Les efforts n'avaient pourtant pas manqué pour diaboliser et détruire
les grandes forces émotionnelles de l'ancienne tradition. Dès le Haut
Moyen Âge, l'un des soucis de l'épiscopat avait été de combattre les
pratiques païennes attachées aux arbres et aux sources. Écrivant son Historia Francorum à la fin du VIe siècle, Grégoire de Tours tonnait
contre le peuple franc qu'on «a toujours vu s'adonner à des cultes
fanatiques ; il ne connaît pas Dieu ; il se fabrique des images des forêts,
des oiseaux, des bêtes sauvages et des autres éléments ; il leur rend un
culte ; il leur offre des sacrifices comme s'ils étaient des dieux ». C'est
aux arbres sacrés que l'on en voulait tout spécialement, à l'exemple de
saint Martin, l'évangélisateur de la Gaule. Mais parfois l'Église choisissait
de composer, appliquant les instructions données en 596 par
Grégoire le Grand à Augustin de Canterbury, envoyé pour évangéliser
l'île de Bretagne : «Tant que la nation verra subsister ses anciens lieux
de prière, elle sera plus disposée à s'y rendre, par un penchant d'habitude,
pour adorer le vrai Dieu. » On annexa donc les lieux de culte et
l'on christianisa les dieux familiers, transformés en saints locaux.
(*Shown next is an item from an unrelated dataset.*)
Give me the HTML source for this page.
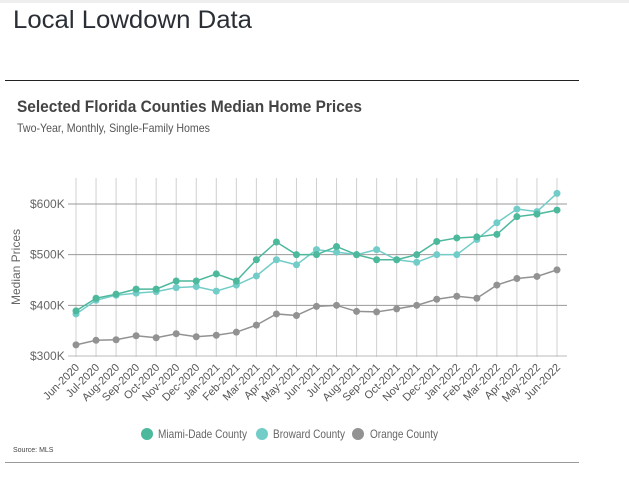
<!DOCTYPE html>
<html><head><meta charset="utf-8"><style>
body{margin:0;background:#fff;width:629px;height:472px;overflow:hidden;font-family:"Liberation Sans",sans-serif}
</style></head><body>
<svg id="chart" width="629" height="472" xmlns="http://www.w3.org/2000/svg" font-family="Liberation Sans, sans-serif">
<rect x="0" y="0" width="629" height="3" fill="#eee"/>
<text x="13" y="28" font-size="25" fill="#2a2f36" textLength="239" lengthAdjust="spacingAndGlyphs">Local Lowdown Data</text>
<line x1="5" y1="80.5" x2="579" y2="80.5" stroke="#222" stroke-width="1"/>
<text x="17" y="112" font-size="17" font-weight="bold" fill="#444" textLength="345" lengthAdjust="spacingAndGlyphs">Selected Florida Counties Median Home Prices</text>
<text x="17" y="132" font-size="12" fill="#555" textLength="193" lengthAdjust="spacingAndGlyphs">Two-Year, Monthly, Single-Family Homes</text>
<text transform="translate(20,267) rotate(-90)" text-anchor="middle" font-size="12" fill="#666">Median Prices</text>
<g id="grid"></g><g id="series"></g><g id="xlabels"></g>
<g>
<circle cx="147" cy="434" r="6" fill="#4cb89c"/><text x="158" y="438" font-size="12" fill="#666" textLength="89" lengthAdjust="spacingAndGlyphs">Miami-Dade County</text>
<circle cx="262" cy="434" r="6" fill="#72ccc8"/><text x="273" y="438" font-size="12" fill="#666" textLength="72" lengthAdjust="spacingAndGlyphs">Broward County</text>
<circle cx="358" cy="434" r="6" fill="#929292"/><text x="370" y="438" font-size="12" fill="#666" textLength="68" lengthAdjust="spacingAndGlyphs">Orange County</text>
</g>
<text x="13" y="452" font-size="7" fill="#444">Source: MLS</text>
<line x1="5" y1="462.5" x2="579" y2="462.5" stroke="#999" stroke-width="1"/>
</svg>
<script>
const months=["Jun-2020","Jul-2020","Aug-2020","Sep-2020","Oct-2020","Nov-2020","Dec-2020","Jan-2021","Feb-2021","Mar-2021","Apr-2021","May-2021","Jun-2021","Jul-2021","Aug-2021","Sep-2021","Oct-2021","Nov-2021","Dec-2021","Jan-2022","Feb-2022","Mar-2022","Apr-2022","May-2022","Jun-2022"];
const miami=[389,414,422,432,432,448,448,462,448,490,525,500,500,516,500,490,490,500,526,533,535,540,575,580,588];
const broward=[383,410,420,424,427,435,437,428,440,458,490,480,510,505,500,510,490,485,500,500,530,563,590,585,621];
const orange=[322,331,332,340,336,344,338,341,347,361,383,380,398,400,388,387,393,400,412,418,414,440,453,457,470];
const yTicks=[300,400,500,600];
const yTickLabels=["$300K","$400K","$500K","$600K"];
const NS="http://www.w3.org/2000/svg";
const x=i=>76+i*(557-76)/(months.length-1);
const y=v=>356-(v-300)*(356-204)/300;
function mk(tag,attrs,parent){const e=document.createElementNS(NS,tag);for(const k in attrs)e.setAttribute(k,attrs[k]);parent.appendChild(e);return e;}
const grid=document.getElementById('grid'),ser=document.getElementById('series'),xl=document.getElementById('xlabels');
months.forEach((m,i)=>{
  const l=mk('line',{x1:x(i),x2:x(i),y1:178,y2:357,stroke:'#d0d0d0','stroke-width':1},grid);
  
  
  const t=mk('text',{transform:`translate(${x(i)+4},${368}) rotate(-45)`,'text-anchor':'end','font-size':11,fill:'#555'},xl);
  
  
  t.textContent=m;
});
yTicks.forEach((v,i)=>{
  const l=mk('line',{x1:68,x2:567,y1:y(v),y2:y(v),stroke:v===300?'#bbb':'#999','stroke-width':1},grid);
  
  
  const t=mk('text',{x:30,y:y(v)+4,'font-size':12,fill:'#666'},grid);
  
  
  t.textContent=yTickLabels[i];
});
function draw(data,color,name){
  const g=mk('g',{},ser);
  
  
  const p=mk('polyline',{points:data.map((v,i)=>x(i)+','+y(v)).join(' '),fill:'none',stroke:color,'stroke-width':1.5},g);
  
  
  data.forEach((v,i)=>{
    const c=mk('circle',{cx:x(i),cy:y(v),r:3.5,fill:color},g);
    
    
  });
}
draw(orange,'#929292','orange-series');
draw(broward,'#72ccc8','broward-series');
draw(miami,'#4cb89c','miami-series');
</script>
</body></html>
En dépit de ses efforts et de son inflexibilité, principalement en Saxe,
en Scandinavie, dans les Pays baltes, l'Église peinait à déraciner les
croyances associées aux arbres et aux forêts. Au XIIIe siècle, pour désigner
les esprits de la sylve, Gervais de Tilbury employait le terme de
sylvains. Mot qui renvoie bien entendu à sylva, mais aussi à Sylvanus,
divinité gallo-romaine, maître de la forêt, équivalent du dieu Pan.
Sylvanus disposait d'un temple à Rome sur l'Aventin, bien que ses
séjours fussent surtout forestiers. Les sylvains étaient aussi les
« Hommes Verts » des sculptures romanes et gothiques. Ils désignaient
les esprits rebelles que l'Église n'avait pu intégrer ou dévaloriser.
Trois sortes de sylvains se montraient particulièrement résistants, les
elfes, les nymphes et les fées. L'elfe était issu de la mythologie germanique
et celtique. Directement associé aux arbres, il fut peu à peu investi
d'une signification bénéfique. Absent des romans courtois, il apparut en
France vers le Xve siècle, fin de la période médiévale. Il connut ultérieurement
une immense fortune poétique à l'époque romantique.